As the bomber’s sole bomb descended upon the city below, a feeling of unbelief and dread filled the hearts of the plane’s crew. Part of their apprehension was due to the unexpected damage caused by the bomb’s release. Another part of their dread had to do with the fact that they had just deployed the most powerful weapon ever created. To top it all off, this horrifying Armageddon-inducing bomb had just been released over Albuquerque, New Mexico entirely by accident. Aside from a handful of military personnel, the astonishing story of how nearly 200,000 people faced instant annihilation would remain classified for nearly 30 years.
The date was May 22, 1957. A B-36 bomber, its crew of 13, and its payload were on approach to land at Kirtland Air Force Base in Albuquerque. The payload was just one bomb, but there was nothing ordinary about it.

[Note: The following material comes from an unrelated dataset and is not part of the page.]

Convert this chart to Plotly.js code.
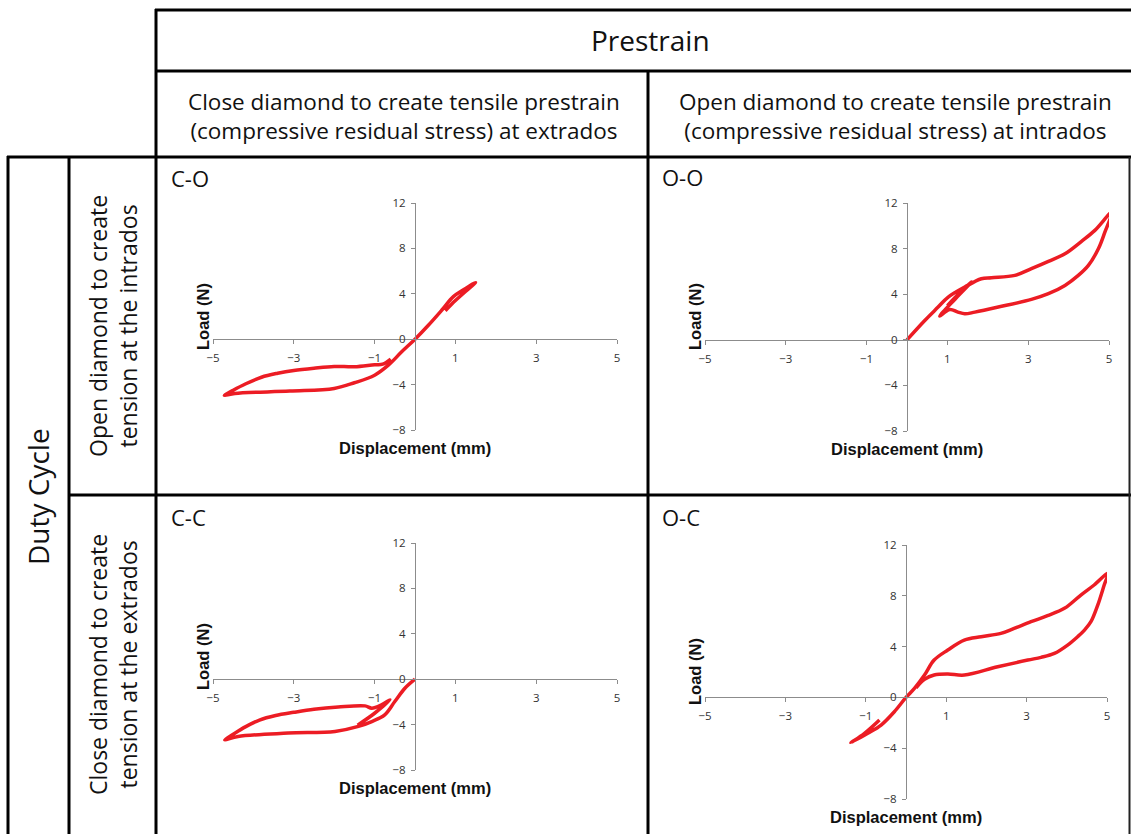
<!DOCTYPE html>
<html><head><meta charset="utf-8">
<script src="https://cdn.plot.ly/plotly-3.0.1.min.js"></script>
<style>html,body{margin:0;padding:0;background:#fff}#chart{width:1131px;height:834px}</style>
</head><body><div id="chart"></div>
<script>
// ---- data ----
const panelNames = ['C-O', 'O-O', 'C-C', 'O-C'];
const xTickVals = [-5, -3, -1, 1, 3, 5];
const yTickVals = [-8, -4, 0, 4, 8, 12];
const xTitle = 'Displacement (mm)';
const yTitle = 'Load (N)';
const headerTop = 'Prestrain';
const colHeaders = ['Close diamond to create tensile prestrain<br>(compressive residual stress) at extrados',
                    'Open diamond to create tensile prestrain<br>(compressive residual stress) at intrados'];
const sideTitle = 'Duty Cycle';
const rowHeaders = ['Open diamond to create<br>tension at the intrados',
                    'Close diamond to create<br>tension at the extrados'];

const coX = [0.75, 1.0, 1.25, 1.5, 1.2, 0.95, 0.66, 0.33, 0, -0.33, -0.66, -1.0, -1.5, -2.0, -3.1, -4.46, -4.72, -4.5, -4.2, -3.8, -3.4, -3.0, -2.5, -2.0, -1.5, -1.0, -0.8, -0.6];
const coY = [2.5, 3.4, 4.2, 5.0, 4.35, 3.75, 2.55, 1.23, 0, -1.11, -2.29, -3.17, -3.84, -4.34, -4.57, -4.78, -4.95, -4.5, -3.95, -3.35, -3.0, -2.75, -2.55, -2.4, -2.43, -2.25, -2.2, -1.75];

const ooX = [0, 0.44, 0.77, 1.02, 1.43, 1.84, 2.09, 2.67, 3.08, 3.5, 3.91, 4.32, 4.65, 5.07, 4.9, 4.74, 4.49, 4.24, 3.91, 3.5, 3.08, 2.26, 1.68, 1.43, 1.26, 1.06, 0.81, 1.2, 1.6, 1.3, 1.0];
const ooY = [0, 1.7, 2.87, 3.75, 4.63, 5.36, 5.45, 5.65, 6.24, 6.88, 7.55, 8.64, 9.6, 11.2, 9.46, 8.0, 6.53, 5.65, 4.77, 4.04, 3.54, 2.87, 2.43, 2.28, 2.43, 2.66, 2.08, 3.6, 5.07, 4.1, 3.0];

const ccX = [0, -0.25, -0.5, -0.75, -1.07, -1.4, -1.98, -3.14, -4.38, -4.71, -4.5, -4.2, -3.85, -3.45, -3.0, -2.5, -1.9, -1.24, -1.07, -0.83, -0.62, -1.0, -1.42];
const ccY = [0, -0.8, -1.97, -3.14, -3.73, -4.16, -4.6, -4.75, -5.04, -5.34, -4.85, -4.2, -3.6, -3.2, -2.92, -2.65, -2.45, -2.35, -2.55, -2.26, -1.82, -3.0, -4.05];

const ocX = [-0.66, -1.04, -1.37, -0.95, -0.62, -0.29, 0, 0.21, 0.46, 0.7, 1.04, 1.45, 1.87, 2.36, 2.69, 3.11, 3.52, 3.94, 4.35, 4.68, 5.02, 4.93, 4.77, 4.6, 4.44, 4.27, 4.02, 3.69, 3.36, 3.03, 2.28, 1.45, 1.04, 0.7, 0.46, 0.25];
const ocY = [-1.78, -2.85, -3.57, -2.83, -2.18, -1.13, 0, 0.71, 1.76, 2.94, 3.73, 4.51, 4.78, 5.04, 5.43, 5.96, 6.43, 7.01, 8.06, 8.85, 9.76, 8.85, 7.27, 5.96, 5.3, 4.78, 4.12, 3.46, 3.15, 2.94, 2.41, 1.76, 1.84, 1.76, 1.42, 0.75];

const seriesX = [coX, ooX, ccX, ocX];
const seriesY = [coY, ooY, ccY, ocY];

// ---- layout helpers (pixel -> paper) ----
const W = 1131, H = 834;
const PX = p => p / W;
const PY = p => 1 - p / H;

// plot areas in pixels: [left(x=-5), right(x=5), top(y=12), bottom(y=-8)]
const areas = [
  [213, 617, 203, 430],
  [705, 1109, 203, 431],
  [213, 617, 543, 770],
  [705, 1107, 545, 799]
];
const xRange = [-5, 5], yRange = [-8, 12];
const red = 'rgb(236,28,36)';
const axisGray = '#8c8c8c';
const tickFont = {family: 'Open Sans, sans-serif', size: 11.5, color: '#333'};

const data = [];
const layout = {
  width: W, height: H,
  margin: {l: 0, r: 0, t: 0, b: 0},
  paper_bgcolor: '#fff', plot_bgcolor: 'rgba(0,0,0,0)',
  showlegend: false,
  shapes: [], annotations: []
};

areas.forEach((a, i) => {
  const n = i === 0 ? '' : String(i + 1);
  const xd = [PX(a[0]), PX(a[1])];
  const yd = [PY(a[3]), PY(a[2])];
  const x0pos = xd[0] + (0 - xRange[0]) / (xRange[1] - xRange[0]) * (xd[1] - xd[0]);
  const y0pos = yd[0] + (0 - yRange[0]) / (yRange[1] - yRange[0]) * (yd[1] - yd[0]);
  data.push({
    type: 'scatter', mode: 'lines',
    x: seriesX[i], y: seriesY[i],
    xaxis: 'x' + n, yaxis: 'y' + n,
    line: {color: red, width: 3.5, shape: 'spline', smoothing: 1.0},
    hoverinfo: 'skip'
  });
  layout['xaxis' + n] = {
    domain: xd, range: xRange, anchor: 'free', position: y0pos,
    showgrid: false, zeroline: false, showline: true, linecolor: axisGray, linewidth: 1,
    tickmode: 'array', tickvals: xTickVals, ticks: 'outside', ticklen: 4, tickcolor: axisGray,
    tickfont: tickFont, ticklabelstandoff: 4, fixedrange: true
  };
  layout['yaxis' + n] = {
    domain: yd, range: yRange, anchor: 'free', position: x0pos,
    showgrid: false, zeroline: false, showline: true, linecolor: axisGray, linewidth: 1,
    tickmode: 'array', tickvals: yTickVals, ticks: 'outside', ticklen: 4, tickcolor: axisGray,
    tickfont: tickFont, ticklabelstandoff: 3, fixedrange: true
  };
});

// axis titles & panel labels (pixel positions)
const xTitleTop = [[415, 438], [907, 439], [415, 778], [906, 807]];
const yTitlePos = [[203, 317], [695, 317], [203, 657], [695, 672]];
const panelLabelPos = [[169, 178], [660, 177], [169, 517], [660, 517]];
const boldFont = {family: 'Liberation Sans, Arial, sans-serif', size: 16.5, color: '#111'};
for (let i = 0; i < 4; i++) {
  layout.annotations.push({xref: 'paper', yref: 'paper', x: PX(xTitleTop[i][0]), y: PY(xTitleTop[i][1]),
    text: '<b>' + xTitle + '</b>', showarrow: false, xanchor: 'center', yanchor: 'top', borderpad: 0, font: boldFont});
  layout.annotations.push({xref: 'paper', yref: 'paper', x: PX(yTitlePos[i][0]), y: PY(yTitlePos[i][1]),
    text: '<b>' + yTitle + '</b>', textangle: -90, showarrow: false, xanchor: 'center', yanchor: 'middle', font: boldFont});
  layout.annotations.push({xref: 'paper', yref: 'paper', x: PX(panelLabelPos[i][0]), y: PY(panelLabelPos[i][1]),
    text: panelNames[i], showarrow: false, xanchor: 'left', yanchor: 'middle',
    font: {family: 'Open Sans, sans-serif', size: 22, color: '#111'}});
}

// table headers
const hdrFont = {family: 'Open Sans, sans-serif', size: 22.5, color: '#111'};
layout.annotations.push({xref: 'paper', yref: 'paper', x: PX(650), y: PY(40), text: headerTop,
  showarrow: false, xanchor: 'center', yanchor: 'middle', font: {family: 'Open Sans, sans-serif', size: 28, color: '#111'}});
layout.annotations.push({xref: 'paper', yref: 'paper', x: PX(404), y: PY(116), text: colHeaders[0],
  showarrow: false, xanchor: 'center', yanchor: 'middle', align: 'center', font: hdrFont});
layout.annotations.push({xref: 'paper', yref: 'paper', x: PX(895), y: PY(116), text: colHeaders[1],
  showarrow: false, xanchor: 'center', yanchor: 'middle', align: 'center', font: hdrFont});
layout.annotations.push({xref: 'paper', yref: 'paper', x: PX(38), y: PY(497), text: sideTitle, textangle: -90,
  showarrow: false, xanchor: 'center', yanchor: 'middle', font: {family: 'Open Sans, sans-serif', size: 28, color: '#111'}});
layout.annotations.push({xref: 'paper', yref: 'paper', x: PX(113), y: PY(326), text: rowHeaders[0], textangle: -90,
  showarrow: false, xanchor: 'center', yanchor: 'middle', align: 'center', font: {family: 'Open Sans, sans-serif', size: 23, color: '#111'}});
layout.annotations.push({xref: 'paper', yref: 'paper', x: PX(113), y: PY(665), text: rowHeaders[1], textangle: -90,
  showarrow: false, xanchor: 'center', yanchor: 'middle', align: 'center', font: {family: 'Open Sans, sans-serif', size: 23, color: '#111'}});

// table lines
function hline(y, x0, x1, w, c) { layout.shapes.push({type: 'line', xref: 'paper', yref: 'paper', x0: PX(x0), x1: PX(x1), y0: PY(y), y1: PY(y), line: {color: c || '#000', width: w || 3}}); }
function vline(x, y0, y1, w, c) { layout.shapes.push({type: 'line', xref: 'paper', yref: 'paper', x0: PX(x), x1: PX(x), y0: PY(y0), y1: PY(y1), line: {color: c || '#000', width: w || 3}}); }
hline(10, 155, 1131);
hline(71, 155, 1131);
hline(157, 7, 1131);
hline(495, 68, 1131);
vline(156, 9, 834);
vline(648, 70, 834);
vline(8, 156, 834);
vline(69, 156, 834);
vline(1129.5, 157, 834, 2, '#222');

Plotly.newPlot('chart', data, layout, {staticPlot: true, displayModeBar: false});
</script>
</body></html>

It was a 42,000-pound, 10-megaton hydrogen bomb, codenamed Mark 17.

Mark 17 Hydrogen bomb.
Mark 17 was the largest weapon the world had ever seen. It was the first droppable thermonuclear device, because of its massive size, the B-36 was the only aircraft capable of ferrying it from Biggs Air Force Base in Texas to its intended destination in New Mexico.
A number of safety procedures were put in place during the transportation of such a deadly device. Standard operating procedure on all such flights called for the manual removal of the locking pin designed to prevent the accidental in-flight release of bombs to allow emergency jettisoning of weapons, if necessary, during takeoffs and landings.
The procedure was not simple. It involved having a crew member climb into the bomb bay and lean over the body of the bomb at the beginning and end of each flight to set and later remove the large U-2 pin. To do this, the crew member had to hang over the 25-foot long bomb, roughly the size and shape of a whale, to manage the pin. On this particular day, 1st Lt. Bob Carp was assigned the task.

B-36 Bomber
At 11:49 a.m., with the plane descending to 1,700 feet and making its final approach before landing at Kirtland, Carp began moving back toward the bomb. The plane was nearly four miles south of the airfield, and landing conditions were normal as Carp reached across the deadly payload.
What happened next is in dispute. Previously published reports describe Carp reaching up to regain his balance and pull himself into the cockpit, and being unexpectedly jolted as the huge bomber bounced through a pocket of turbulent air. Trying to avoid a fall, according to this version, he grabbed for the nearest hand-hold, a lever that immediately gave way under his weight. Carp maintains that a “defectively designed” manual release mechanism had been accidentally pulled into release mode by a snag in his long cable. Regardless of which event is true, it was responsible for triggering a rapid succession of events: the giant bomb under his feet instantly sank, pulled free from its mooring and tore its way straight downward, directly through the closed bomb bay doors, ripping them away and opening a gaping, terrifying hole in the bottom of the plane; and the bomber itself; suddenly released from the weight of its 21-ton payload, bounded upward, gaining more than 1,500 feet of altitude in seconds before the startled pilot could regain control.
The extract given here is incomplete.